We know that, in the United States, one in three teens will experience physical, sexual, or emotional abuse from someone they’re in a relationship with before they become adults, and nearly half (43%) of college women report experiencing violent or abusive dating behaviors ( These numbers are staggering, and we at SADD are committed to doing our part. For us, this means empowering young people to recognize the signs of unhealthy relationships in order to keep themselves and their friends safe.

And, although it is Valentine’s Day and National Teen Dating Violence Awareness Month, it is important to evaluate and understand whether all our relationships are healthy, from significant others, to family and friends. Everyone deserves to feel loved and respected by the people in their lives.

Keep reading to learn about some key qualities that make a relationship healthy. Keep in mind that every relationship is different, but these are a good baseline to determine if your relationship is serving you.


When you trust someone, you can be more open and vulnerable with them, as well as more forgiving and understanding of shortcomings–and we all have them! Trust indicates a fundamental belief in someone’s character, and that they have your best interests at heart. However, trust is built over time! Click here for some trust exercises to build trust in your relationship.


Relationships should always be based on the premise of equality, meaning that both individuals' values, interests, and needs are equally represented and important, rather than one person’s needs or wants dominating the relationship. Equality in a relationship means that there is a fair balance of power and neither individual has undue authority over the other.


In an honest relationship, both parties are open and prepared to both tell and hear the truth to each other. It also means bringing your true self to the relationship, and not feeling the need to hide who you are, whether that is intended to deceive or to please your partner. You should be able to share openly about your feelings, thoughts, and opinions in a healthy relationship.


Consent is the active process of willingly and freely choosing to engage in activities of any kind with another person. Consent is often discussed in the context of sexual or physical activities, but it applies to any interaction and has to do with an individual's ability to freely make decisions for themselves. Affirming consent is the shared responsibility for everyone who wants to engage in the activities in question. Consent must be mutual, voluntary, sober, wanted, and enthusiastic! Click here for specific examples about what consent does and does not look like.


Boundaries are limits you set with your partner, and they can be about anything, whether sexual, emotional, digital, or beyond. You get to decide what you want to share in your relationships, and it is up to your partner to respect that rather than pressure you to change or make exceptions to your boundaries on their behalf. Learn more about setting boundaries here.


Respect encompasses all of the above. If you respect someone, it means that you trust and value them no matter what. Even in an argument, you will fight fair, not dirty, speak kindly, and always listen.
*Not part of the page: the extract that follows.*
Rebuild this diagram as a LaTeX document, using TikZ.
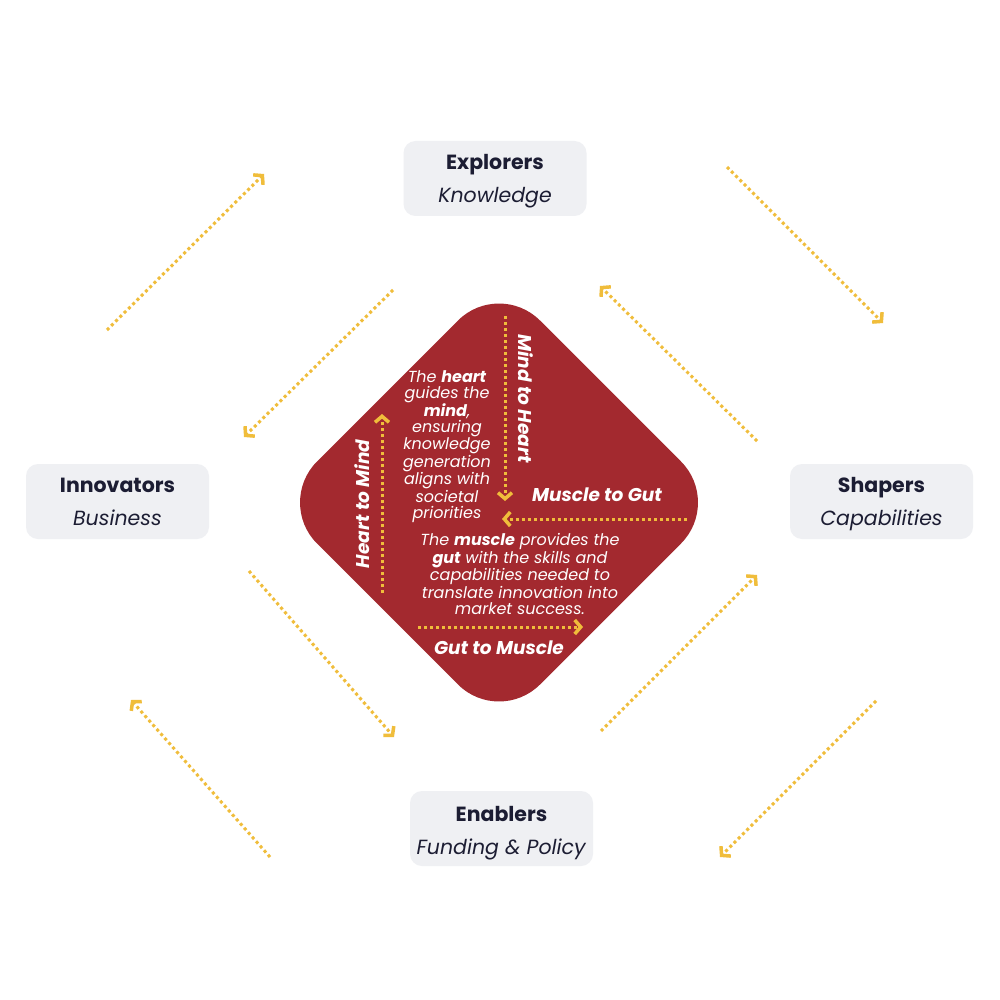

A respectful relationship provides the space and freedom for both partners to grow and achieve their best selves, and to always be loved for who they are.

SADD Nation was founded on the basis of love and respect–because we love and respect the people in our communities, we know it is our responsibility to work to keep ourselves and those around us safe and healthy. This means not only behind the wheel or on the road, but also in our friendships, romantic relationships, and families. So, be intentional about building strong, healthy relationships in every facet of your life, and don’t forget to show up for your loved ones, today and every day. We love you!